In the future, when people look up "chick flick" in the dictionary, Must Love Dogs will almost certainly appear as a heavy-duty reference point. Harmless and fluffy, the film is an amusing trifle that is so jam-packed with estrogen, guys who attend the film might feel compelled to watch several hours of girls jumping on trampolines to get their manhood back intact.
Must Love Dogs
By Kim Hollis
July 27, 2005
The movie follows the general trajectory that can been found in most chick lit novels being published these days. The story centers on a preschool teacher named Sarah (Diane Lane) who has found herself unhappily single at the hands of an ex-husband who simply fell out of love with her. She, of course, is charming, attractive, and ever so slightly neurotic. When her family attempts to convince her to jump back into the dating pool, she expresses reluctance, not certain that she's in a place where she can love again. Nonetheless, her sister goes ahead and surreptitiously enrolls Sarah in an online dating service, with one of the requirements being that the man "must love dogs." Once the responses start rolling in, Sarah reluctantly agrees that she'll give dating a shot.
Naturally, the results are more or less catastrophic at the outset. The first date is ridiculously embarrassing and uncomfortable, but it nonetheless had my audience howling with laughter. A succession of over-the-top dates follow, until Sarah finally meets a strange guy named Jake (John Cusack) at a dog park. Both Sarah and Jake happen to be there with dogs that don't belong to them (neither one is in truth a dog owner) and Jake begins their meeting by accidentally insulting Sarah in a variety of ways. It's a first encounter that seems doomed at first glance, but since it's John Cusack, you know that's not going to be the case.
It's no easy road for Sarah and Jake, though. Put off by his strangeness, Sarah continues to shop around a bit, including a strong crush on the father of one of her students (Dermot Mulroney). She continues to see Jake off and on, but events seem to keep conspiring to keep them apart. Since the film is truly a product of its genre, there's never much doubt as to how the story is going to end, but there are a fair number of surprises along the way.
While the movie is generally enjoyable, there are a number of inconsistencies throughout the script that are too troublesome to ignore.

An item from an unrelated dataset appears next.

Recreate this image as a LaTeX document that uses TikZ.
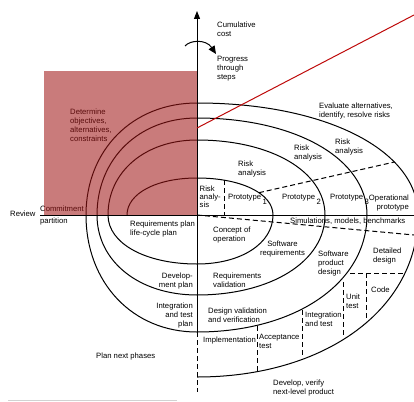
\documentclass[tikz,border=0pt]{standalone}
\usepackage{fontspec}
\newfontfamily\lab{Liberation Sans}
\usetikzlibrary{arrows.meta}
\definecolor{ovl}{RGB}{159,21,21}
\definecolor{redline}{RGB}{190,10,10}
\begin{document}
\begin{tikzpicture}[x=1pt,y=-1pt,
  lbl/.style={font=\lab\fontsize{7.7}{9}\selectfont, inner sep=0pt, align=left, anchor=north west},
  lblr/.style={lbl, align=right, anchor=north east},
  lblc/.style={lbl, align=center, anchor=north},
  sp/.style={line width=1pt, line join=round},
  dsh/.style={line width=1pt, dash pattern=on 5pt off 3pt}]
\useasboundingbox (0,0) rectangle (414,401);
% spiral
\draw[sp] (127,215) .. controls (127,193.5) and (156.4,178) .. (197,178)
 .. controls (241.1,178) and (273,193.5) .. (273,215)
 .. controls (273,243.4) and (241.1,264) .. (197,264)
 .. controls (145.4,264) and (108,243.4) .. (108,215)
 .. controls (108,171.5) and (145.4,140) .. (197,140)
 .. controls (271.2,140) and (325,171.5) .. (325,215)
 .. controls (325,261.4) and (271.2,295) .. (197,295)
 .. controls (139,295) and (97,261.4) .. (97,215)
 .. controls (97,158.7) and (139,118) .. (197,118)
 .. controls (295.6,118) and (367,158.7) .. (367,215)
 .. controls (367,282.9) and (295.6,332) .. (197,332)
 .. controls (132.6,332) and (86,282.9) .. (86,215)
 .. controls (86,150) and (132.6,103) .. (197,103)
 .. controls (325.2,103) and (418,150) .. (418,215)
 .. controls (418,309) and (325.2,377) .. (197,377);
% axes
\coordinate (top) at (197,11);
\coordinate (mid) at (197,332);
\coordinate (bot) at (197,392);
\draw[sp,-{Triangle[length=8pt,width=6pt]}] (mid) -- (top);
\draw[dsh] (mid) -- (bot);
\coordinate (hl) at (40,215);
\coordinate (hr) at (414,215);
\draw[sp] (hl) -- (hr);
% progress arrow
\coordinate (pa) at (185,46);
\coordinate (pb) at (216,54);
\draw[sp,-{Triangle[length=8pt,width=7pt]}] (pa) .. controls (190,40) and (206,39) .. (pb);
% dashed dividers
\draw[dsh] (197,215) -- (414,235);
\draw[dsh] (258.9,192.7) -- (394.5,162);
\draw[dsh] (224,180) -- (224,215);
\draw[dsh] (350,273) -- (405,273);
\draw[dsh] (366,273) -- (366,320);
\draw[dsh] (343,282) -- (343,337);
\draw[dsh] (302,310) -- (302,357);
\draw[dsh] (257,326) -- (257,372);
% red line
\coordinate (ra) at (197,128);
\coordinate (rb) at (414,15);
\draw[redline, line width=1pt] (ra) -- (rb);
% bottom faint line
\draw[gray!35, line width=0.8pt] (8,400) -- (177,400);
% labels
\node[lbl] (cost) at (217,22) {Cumulative\\cost};
\node[lbl] (prog) at (217,56.5) {Progress\\through\\steps};
\node[lbl] (det) at (70,109) {Determine\\objectives,\\alternatives,\\constraints};
\node[lbl] (eval) at (319,103) {Evaluate alternatives,\\identify, resolve risks};
\node[lbl] (ra4) at (335,139) {Risk\\analysis};
\node[lbl] (ra3) at (294,145) {Risk\\analysis};
\node[lbl] (ra2) at (238,161) {Risk\\analysis};
\node[lbl, font=\lab\fontsize{7.7}{8}\selectfont] (ra1) at (199.5,186) {Risk\\analy-\\sis};
\node[lbl] (p1) at (228,194.5) {Prototype\hspace{1.5pt}\raisebox{-5pt}{1}};
\node[lbl] (p2) at (282,194.5) {Prototype\hspace{1.5pt}\raisebox{-5pt}{2}};
\node[lbl] (p3) at (330,194.5) {Prototype\hspace{1.5pt}\raisebox{-5pt}{3}};
\node[lblr] (op) at (409,195) {Operational\\prototype};
\node[lbl] (sim) at (290,217.5) {Simulations, models, benchmarks};
\node[lbl] (rp) at (130,221) {Requirements plan\\life-cycle plan};
\node[lbl] (co) at (213,227) {Concept of\\operation};
\node[lblc] (sr) at (282.5,241) {Software\\requirements};
\node[lbl] (spd) at (318,251) {Software\\product\\design};
\node[lbl] (dd) at (373,248) {Detailed\\design};
\node[lbl] (rv) at (213,273) {Requirements\\validation};
\node[lblr] (dp) at (193,273) {Develop-\\ment plan};
\node[lblr] (itp) at (193,303) {Integration\\and test\\plan};
\node[lbl] (dvv) at (208,308) {Design validation\\and verification};
\node[lbl] (code) at (371,287) {Code};
\node[lbl] (ut) at (346,294) {Unit\\test};
\node[lbl] (it) at (305,312) {Integration\\and test};
\node[lbl] (at) at (259,334) {Acceptance\\test};
\node[lbl] (impl) at (203,337) {Implementation};
\node[lbl] (dvn) at (273,380) {Develop, verify\\next-level product};
\node[lbl] (pnp) at (96,353) {Plan next phases};
\node[lbl] (rev) at (10,211) {Review};
\node[lbl] (com) at (40,206) {Commitment};
\node[lbl] (par) at (40,218) {partition};
% red overlay
\fill[ovl, fill opacity=0.565] (44,71) rectangle (197,215);
\end{tikzpicture}
\end{document}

Sarah does things from time to time that you simply *know* her character would not do, at least from what we've come to learn about her. The same applies to Jake in at least one circumstance. Also, while Sarah is extremely close to her family, there's not enough time to flesh them out to the point that we care much about what happens to them.

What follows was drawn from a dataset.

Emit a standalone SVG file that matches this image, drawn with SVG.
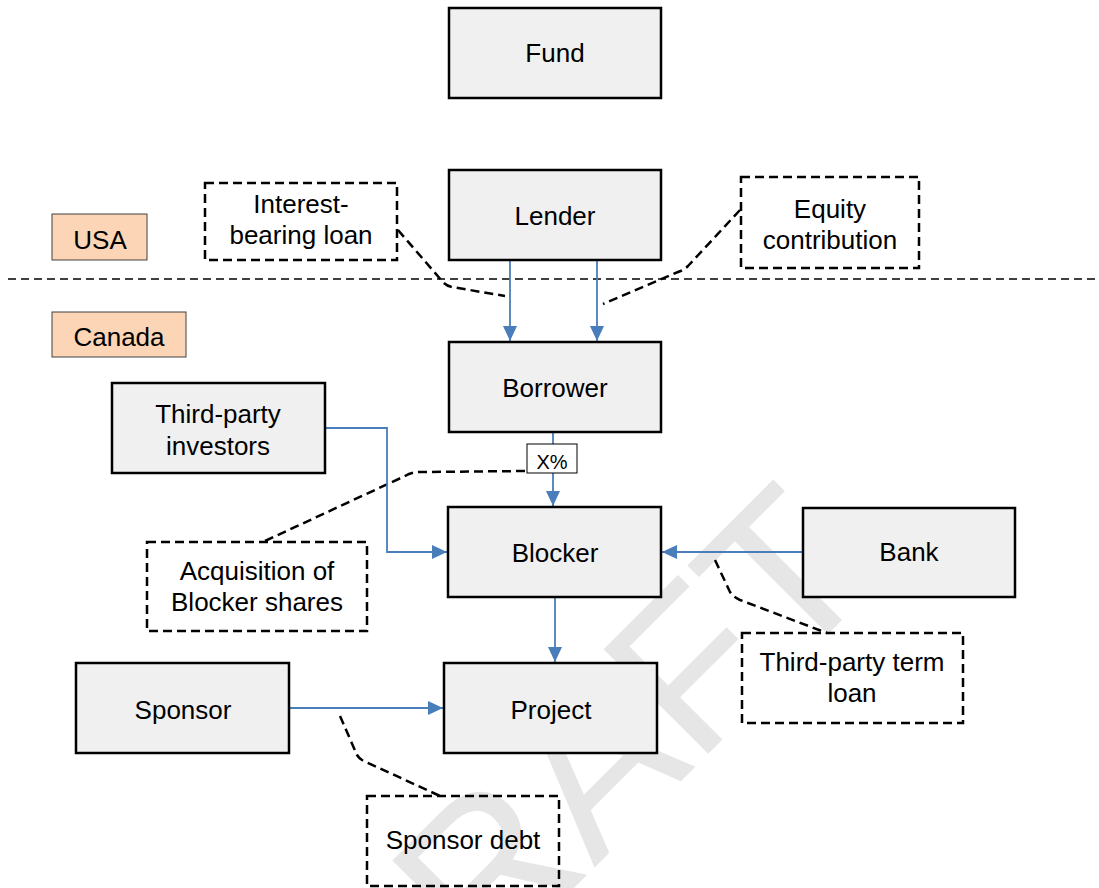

As Sarah, Lane is basically following the same character model that she created in Under the Tuscan Sun. Sarah is certainly likeable - she's smart, wryly funny, sometimes sarcastic, and the kind of woman who might live right next door. One of Must Love Dog's strong points is Lane's quick comic timing - she fires off some terrific lines that are sometimes so fast and furious, they're almost easy to miss.
The movie's highlight, though, is John Cusack. I do admit extreme prejudice here as I am an admitted Cusack fan going back to his earliest films. However, I think that even if I didn't love his work, I would find Jake to be the most interesting character. The problem is, Jake simply isn't onscreen enough. I accept that the story is really about Sarah and her attempt to find "true love" after divorce, but the film would probably have been better served to be "their story" rather than just "her story". Variety's review of Must Love Dogs mentions that Cusack almost seems to be in a different (and better) film than the rest of the cast, and this comment is absolutely correct. And John Cusack with a puppy? That's swoon-worthy in its own right.
The supporting cast isn't given much to do other than either bolster Sarah's spirits or drag her down. Christopher Plummer is interesting as her father, but Stockard Channing (playing one of his paramours) really outshines him. Mulroney is sort of slogging along as the charismatic cad, and Elizabeth Perkins is a matronly, sweet sister. Special note should probably go to Jordana Spiro, who plays a ditzy young woman and date fodder for Jake. She gets some of the movie's funnier jokes and delivers them with aplomb.
Despite the movie's foibles, I'd still recommend it on the strength of Cusack's performance and some nice work from Lane. In particular, fans of Under the Tuscan Sun will certainly find Must Love Dogs to be a tasty treat.